Okazało się, że kobieta zawierała umowy z klientami na zagraniczne wycieczki, których nigdy nie zarezerowała. Tymczasem klienci wpłacili jej pieniądze na organizację wypoczynku. 44-latka uciekła z pieniędzmi klientów zostawiajac ich z niczym. Zamiast wymarzonych wakacji mają poważne zmartwienie. Na policję wciąż zgłaszają się poszkodowani. Policja nie ujawnia nazwy biura ani danych personalnych oszustki.

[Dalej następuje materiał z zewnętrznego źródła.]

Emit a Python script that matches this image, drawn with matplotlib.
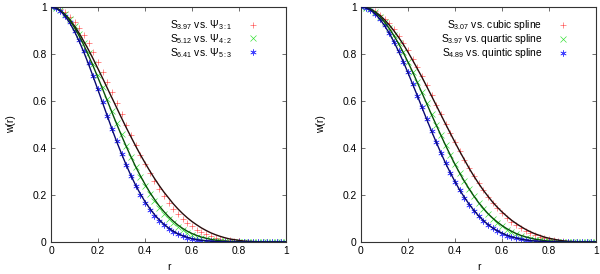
import numpy as np
import matplotlib
matplotlib.use('Agg')
import matplotlib.pyplot as plt

# radius grid shared by every curve
r = np.round(np.arange(0, 1.0001, 0.02), 2)

# left panel: sinc kernels (points) vs Wendland kernels (lines), values x1000
s397 = [1000,997,990,977,959,937,910,879,845,807,767,725,681,637,591,545,500,456,412,371,
        331,293,258,225,194,166,141,119,99,81,66,53,42,33,25,19,14,10,7,5,
        3,2,1,1,0,0,0,0,0,0,0]
s512 = [1000,997,987,970,947,919,885,847,805,759,711,661,610,558,508,458,409,363,319,278,
        240,205,174,146,121,99,80,64,51,39,30,23,17,12,9,6,4,3,2,1,
        1,0,0,0,0,0,0,0,0,0,0]
s641 = [1000,996,983,963,935,900,859,812,762,708,652,595,538,482,428,376,327,281,239,201,
        168,138,112,90,71,55,42,32,24,17,12,9,6,4,3,2,1,1,0,0,
        0,0,0,0,0,0,0,0,0,0,0]
psi31 = [1000,996,985,968,946,919,888,853,817,778,737,696,654,612,570,528,487,448,409,372,
         337,303,271,241,213,188,163,141,121,103,87,73,60,49,39,31,24,18,13,10,
         7,4,3,2,1,0,0,0,0,0,0]
psi42 = [1000,996,985,967,943,912,877,837,793,747,699,650,600,550,501,453,407,363,321,282,
         246,212,182,154,130,108,89,72,58,46,36,28,21,16,11,8,5,4,2,1,
         1,0,0,0,0,0,0,0,0,0,0]
psi53 = [1000,996,983,961,932,896,854,807,756,702,647,591,535,479,426,376,328,283,242,205,
         172,143,117,95,76,60,46,35,27,20,14,10,7,5,3,2,1,1,0,0,
         0,0,0,0,0,0,0,0,0,0,0]

# right panel: sinc kernels (points) vs B-spline kernels (lines), values x1000
s307 = [1000,998,992,982,968,951,930,905,878,848,815,780,743,705,666,626,585,545,504,464,
        425,387,350,315,282,250,220,193,167,144,122,103,86,71,58,46,37,28,22,16,
        12,8,5,3,2,1,1,0,0,0,0]
s489 = [1000,997,987,971,950,922,890,853,812,768,722,673,623,573,523,474,426,380,336,295,
        256,221,188,159,133,110,90,73,58,45,35,27,20,15,11,8,5,3,2,1,
        1,0,0,0,0,0,0,0,0,0,0]
cubic = [1000,998,991,980,965,946,924,899,871,841,808,773,737,700,661,622,582,542,502,463,
         424,386,350,314,281,250,221,195,170,148,128,110,93,79,66,54,44,35,28,21,
         16,12,8,5,3,2,1,0,0,0,0]
quartic = [1000,997,990,977,959,936,909,878,844,806,765,723,678,633,588,542,498,454,411,370,
           330,293,258,226,196,168,144,121,102,85,70,57,46,36,28,22,17,12,9,6,
           4,3,2,1,1,0,0,0,0,0,0]
quintic = [1000,997,987,971,949,921,889,852,811,767,720,671,622,571,521,472,425,379,335,295,
           257,221,190,161,135,112,92,75,60,48,38,29,22,17,12,9,6,4,3,2,
           1,1,0,0,0,0,0,0,0,0,0]

left_pts = [s397, s512, s641]
left_lines = [psi31, psi42, psi53]
left_labels = [r'$S_{3.97}$ vs. $\Psi_{3:1}$', r'$S_{5.12}$ vs. $\Psi_{4:2}$', r'$S_{6.41}$ vs. $\Psi_{5:3}$']
right_pts = [s307, s397, s489]
right_lines = [cubic, quartic, quintic]
right_labels = [r'$S_{3.07}$ vs. cubic spline', r'$S_{3.97}$ vs. quartic spline', r'$S_{4.89}$ vs. quintic spline']

ticks = [0, 0.2, 0.4, 0.6, 0.8, 1]
tick_labels = ['0', '0.2', '0.4', '0.6', '0.8', '1']

plt.rcParams['font.family'] = 'Liberation Sans'
plt.rcParams['mathtext.fontset'] = 'custom'
plt.rcParams['mathtext.rm'] = 'Liberation Sans'
plt.rcParams['mathtext.it'] = 'Liberation Sans'
fs = 7.4

markers = ['+', 'x', (6, 2, 0)]
mcolors = ['#ff5050', '#30e030', '#4040ff']
lcolors = ['#2a0c0c', '#0a500a', '#0a0a70']

fig = plt.figure(figsize=(6, 2.74), dpi=100)
ax1 = fig.add_axes([51/600, 1 - 242/274, 235/600, 235/274])
ax2 = fig.add_axes([361/600, 1 - 242/274, 235/600, 235/274])

for ax, pts, lines, labels in [(ax1, left_pts, left_lines, left_labels),
                               (ax2, right_pts, right_lines, right_labels)]:
    for i in range(3):
        ax.plot(r, np.array(pts[i]) / 1000, linestyle='none', marker=markers[i],
                color=mcolors[i], ms=4.5, mew=0.45, label=labels[i], zorder=2)
    for i in range(3):
        ax.plot(r, np.array(lines[i]) / 1000, color=lcolors[i], lw=1.0, zorder=3)
    ax.set_xlim(0, 1)
    ax.set_ylim(0, 1)
    ax.set_xticks(ticks)
    ax.set_xticklabels(tick_labels)
    ax.set_yticks(ticks)
    ax.set_yticklabels(tick_labels)
    ax.tick_params(direction='in', length=3, width=0.6, top=True, right=True,
                   labelsize=fs, pad=3, color='#555555')
    for sp in ax.spines.values():
        sp.set_linewidth(0.8)
        sp.set_color('#333333')
    ax.set_xlabel('r', fontsize=fs, labelpad=4)
    ax.set_ylabel('w(r)', fontsize=fs, labelpad=12)
    leg = ax.legend(loc='upper right', bbox_to_anchor=(0.903, 0.97), frameon=False,
                    markerfirst=False, fontsize=fs, handlelength=1.2, handletextpad=1.4,
                    labelspacing=0.0, borderpad=0.4, borderaxespad=0)

fig.savefig('out.png', dpi=100)
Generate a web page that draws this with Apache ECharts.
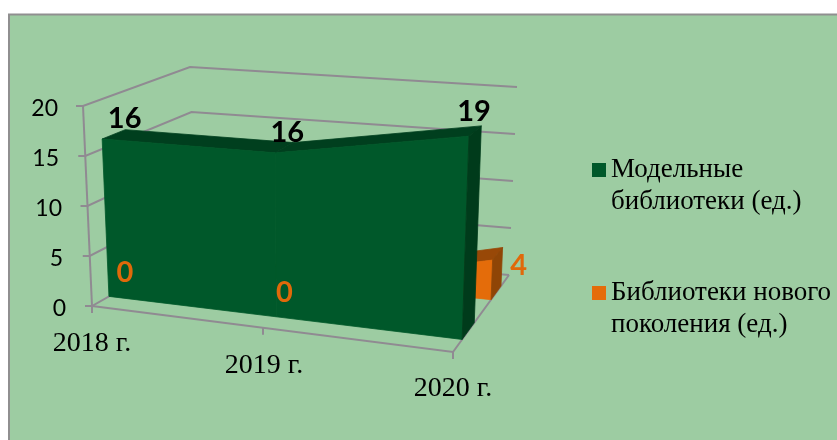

- Sprawa została zgłoszona do prokuratury, która wszczęła dochodzenie w sprawie oszustwa w stosunku do mienia o znacznej wartości - powiedział w rozmowie z portalem bilgorajska.pl prokurator rejonowy Marek Głowala. Za wyłudzenie pieniędzy o oszustwo kobiecie grozi kara pozbawienia wolności od 6 miesięcy do lat 8.